Job
Pictures in the entries below are to be left out; otherwise, reproduce exactly the lines from the first through the line containing "elinewidth=1.4, capsize=10, capthick=1.4)".

Data shown
☆ ☆ ☆ ☆ ☆ ☆ ☆

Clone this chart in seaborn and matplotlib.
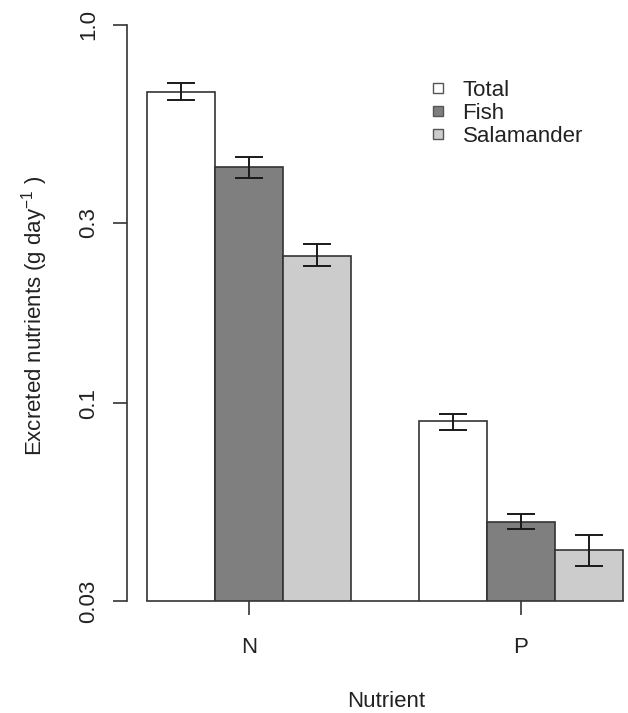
import matplotlib
matplotlib.use("Agg")
import matplotlib.pyplot as plt
from matplotlib.lines import Line2D
import seaborn as sns
import pandas as pd

nutrients = ["N", "P"]
sources = ["Total", "Fish", "Salamander"]
values = {"Total": [0.665, 0.0899], "Fish": [0.421, 0.0485], "Salamander": [0.245, 0.0409]}
lower = {"Total": [0.635, 0.0848], "Fish": [0.395, 0.0465], "Salamander": [0.2306, 0.0372]}
upper = {"Total": [0.701, 0.0935], "Fish": [0.447, 0.0509], "Salamander": [0.264, 0.0448]}
colors = {"Total": "#ffffff", "Fish": "#7f7f7f", "Salamander": "#cccccc"}
yticks = [0.03, 0.1, 0.3, 1.0]
ytick_labels = ["0.03", "0.1", "0.3", "1.0"]

rows = []
for s in sources:
    for n, v in zip(nutrients, values[s]):
        rows.append({"Nutrient": n, "Source": s, "value": v})
df = pd.DataFrame(rows)

sns.set_theme(style="white")
plt.rcParams["font.family"] = ["Liberation Sans", "DejaVu Sans"]
plt.rcParams["mathtext.fontset"] = "custom"
plt.rcParams["mathtext.rm"] = "Liberation Sans"
plt.rcParams["mathtext.it"] = "Liberation Sans:italic"
plt.rcParams["mathtext.bf"] = "Liberation Sans:bold"
plt.rcParams["text.color"] = "#222222"
plt.rcParams["axes.labelcolor"] = "#222222"

fs = 16
fig = plt.figure(figsize=(6.28, 7.13), dpi=100)
ax = fig.add_axes([127 / 628, 1 - 601 / 713, 500 / 628, (601 - 25) / 713])

sns.barplot(data=df, x="Nutrient", y="value", hue="Source", order=nutrients,
            hue_order=sources, palette=colors, width=0.75, errorbar=None,
            edgecolor="#333333", linewidth=1.2, legend=False, ax=ax, saturation=1)

ax.set_yscale("log")
ax.set_ylim(0.03, 1.0)
ax.set_xlim(-0.4485, 1.39)

for cont, s in zip(ax.containers, sources):
    for bar, v, lo, hi in zip(cont, values[s], lower[s], upper[s]):
        xc = bar.get_x() + bar.get_width() / 2
        ax.errorbar([xc], [v], yerr=[[v - lo], [hi - v]], fmt="none",
                    ecolor="#1a1a1a", elinewidth=1.4, capsize=10, capthick=1.4)

ax.set_yticks(yticks)
ax.set_yticks([], minor=True)
ax.set_yticklabels(ytick_labels, rotation=90, va="center", fontsize=fs)
ax.set_xticks([0, 1])
ax.set_xticklabels(nutrients, fontsize=fs)
ax.tick_params(axis="y", which="major", left=True, length=10, width=1.2, pad=10,
               color="#333333", labelcolor="#222222")
ax.tick_params(axis="x", which="major", bottom=True, length=10, width=1.2, pad=16,
               color="#333333", labelcolor="#222222")

for side in ["top", "right"]:
    ax.spines[side].set_visible(False)
for side in ["left", "bottom"]:
    ax.spines[side].set_color("#333333")
    ax.spines[side].set_linewidth(1.2)
ax.spines["bottom"].set_bounds(-0.375, 1.375)

ax.set_ylabel(r"Excreted nutrients (g day$^{-1}$ )", fontsize=fs, labelpad=20, y=0.495)
ax.set_xlabel("Nutrient", fontsize=fs, labelpad=24, x=0.518)

handles = [Line2D([], [], marker="s", ls="none", markersize=7,
                  markerfacecolor=colors[s], markeredgecolor="#555555",
                  markeredgewidth=1.0) for s in sources]
ax.legend(handles, sources, loc="upper left", frameon=False, fontsize=fs,
          bbox_to_anchor=(427 / 628, 1 - 80 / 713), bbox_transform=fig.transFigure,
          borderpad=0, borderaxespad=0, handlelength=1.0, handletextpad=0.6,
          labelspacing=0.08)

fig.savefig("out.png", dpi=100, facecolor="white")
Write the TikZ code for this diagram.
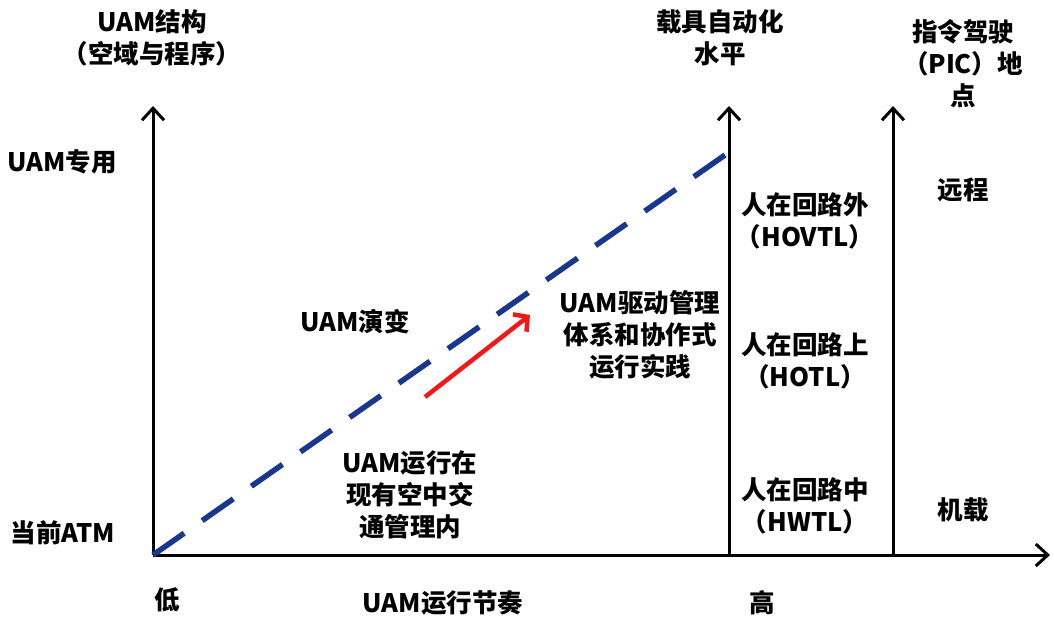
\documentclass[tikz,border=0pt]{standalone}
\usepackage{fontspec}
\setmainfont{Noto Sans CJK SC}
\usetikzlibrary{arrows.meta}
\definecolor{dashblue}{RGB}{25,55,140}
\definecolor{arrred}{RGB}{240,25,25}
\begin{document}
\begin{tikzpicture}[x=1pt,y=-1pt,
  lbl/.style={font=\bfseries\fontsize{25.5}{32}\selectfont, align=center, inner sep=0pt},
  axis/.style={line width=3pt, -{Straight Barb[length=12pt,width=22pt,line width=3pt]}}]
\useasboundingbox (0,0) rectangle (1054,618);
% coordinates
\coordinate (O) at (153,555);
\coordinate (Xend) at (1050,555);
\coordinate (Ytop) at (153,106);
\coordinate (M0) at (729,555);
\coordinate (Mtop) at (729,106);
\coordinate (R0) at (893,555);
\coordinate (Rtop) at (893,106);
\coordinate (Dend) at (735,148);
\coordinate (Rs) at (425,397);
\coordinate (Re) at (530,315);
% axes
\draw[axis] (O) -- (Xend);
\draw[axis] (O) -- (Ytop);
\draw[axis] (M0) -- (Mtop);
\draw[axis] (R0) -- (Rtop);
% dashed evolution line
\draw[dashblue, line width=5.5pt, dash pattern=on 38pt off 22pt] (O) -- (Dend);
% red arrow
\draw[arrred, line width=4.5pt, -{Straight Barb[length=10pt,width=22pt,line width=4.5pt]}] (Rs) -- (Re);
% labels
\node[lbl] (yl) at (152,38) {UAM结构\\（空域与程序）};
\node[lbl] (uamz) at (62,162) {UAM专用};
\node[lbl] (atm) at (63,533) {当前ATM};
\node[lbl] (low) at (167,600) {低};
\node[lbl] (xl) at (443,603) {UAM运行节奏};
\node[lbl] (high) at (762,603) {高};
\node[lbl] (ml) at (720,38) {载具自动化\\水平};
\node[lbl] (rl) at (963,64) {指令驾驶\\（PIC）地\\点};
\node[lbl] (far) at (963,190) {远程};
\node[lbl] (onb) at (963,510) {机载};
\node[lbl] (hovtl) at (805,221) {人在回路外\\（HOVTL）};
\node[lbl] (hotl) at (805,361) {人在回路上\\（HOTL）};
\node[lbl] (hwtl) at (805,506) {人在回路中\\（HWTL）};
\node[lbl] (evo) at (355,322) {UAM演变};
\node[lbl] (drive) at (640,335) {UAM驱动管理\\体系和协作式\\运行实践};
\node[lbl] (cur) at (410,495) {UAM运行在\\现有空中交\\通管理内};
\end{tikzpicture}
\end{document}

☆ ☆ ☆ ☆ ☆ ☆ ☆

Exercise solution
Clone this chart in seaborn and matplotlib.
import matplotlib
matplotlib.use("Agg")
import matplotlib.pyplot as plt
from matplotlib.lines import Line2D
import seaborn as sns
import pandas as pd

nutrients = ["N", "P"]
sources = ["Total", "Fish", "Salamander"]
values = {"Total": [0.665, 0.0899], "Fish": [0.421, 0.0485], "Salamander": [0.245, 0.0409]}
lower = {"Total": [0.635, 0.0848], "Fish": [0.395, 0.0465], "Salamander": [0.2306, 0.0372]}
upper = {"Total": [0.701, 0.0935], "Fish": [0.447, 0.0509], "Salamander": [0.264, 0.0448]}
colors = {"Total": "#ffffff", "Fish": "#7f7f7f", "Salamander": "#cccccc"}
yticks = [0.03, 0.1, 0.3, 1.0]
ytick_labels = ["0.03", "0.1", "0.3", "1.0"]

rows = []
for s in sources:
    for n, v in zip(nutrients, values[s]):
        rows.append({"Nutrient": n, "Source": s, "value": v})
df = pd.DataFrame(rows)

sns.set_theme(style="white")
plt.rcParams["font.family"] = ["Liberation Sans", "DejaVu Sans"]
plt.rcParams["mathtext.fontset"] = "custom"
plt.rcParams["mathtext.rm"] = "Liberation Sans"
plt.rcParams["mathtext.it"] = "Liberation Sans:italic"
plt.rcParams["mathtext.bf"] = "Liberation Sans:bold"
plt.rcParams["text.color"] = "#222222"
plt.rcParams["axes.labelcolor"] = "#222222"

fs = 16
fig = plt.figure(figsize=(6.28, 7.13), dpi=100)
ax = fig.add_axes([127 / 628, 1 - 601 / 713, 500 / 628, (601 - 25) / 713])

sns.barplot(data=df, x="Nutrient", y="value", hue="Source", order=nutrients,
            hue_order=sources, palette=colors, width=0.75, errorbar=None,
            edgecolor="#333333", linewidth=1.2, legend=False, ax=ax, saturation=1)

ax.set_yscale("log")
ax.set_ylim(0.03, 1.0)
ax.set_xlim(-0.4485, 1.39)

for cont, s in zip(ax.containers, sources):
    for bar, v, lo, hi in zip(cont, values[s], lower[s], upper[s]):
        xc = bar.get_x() + bar.get_width() / 2
        ax.errorbar([xc], [v], yerr=[[v - lo], [hi - v]], fmt="none",
                    ecolor="#1a1a1a", elinewidth=1.4, capsize=10, capthick=1.4)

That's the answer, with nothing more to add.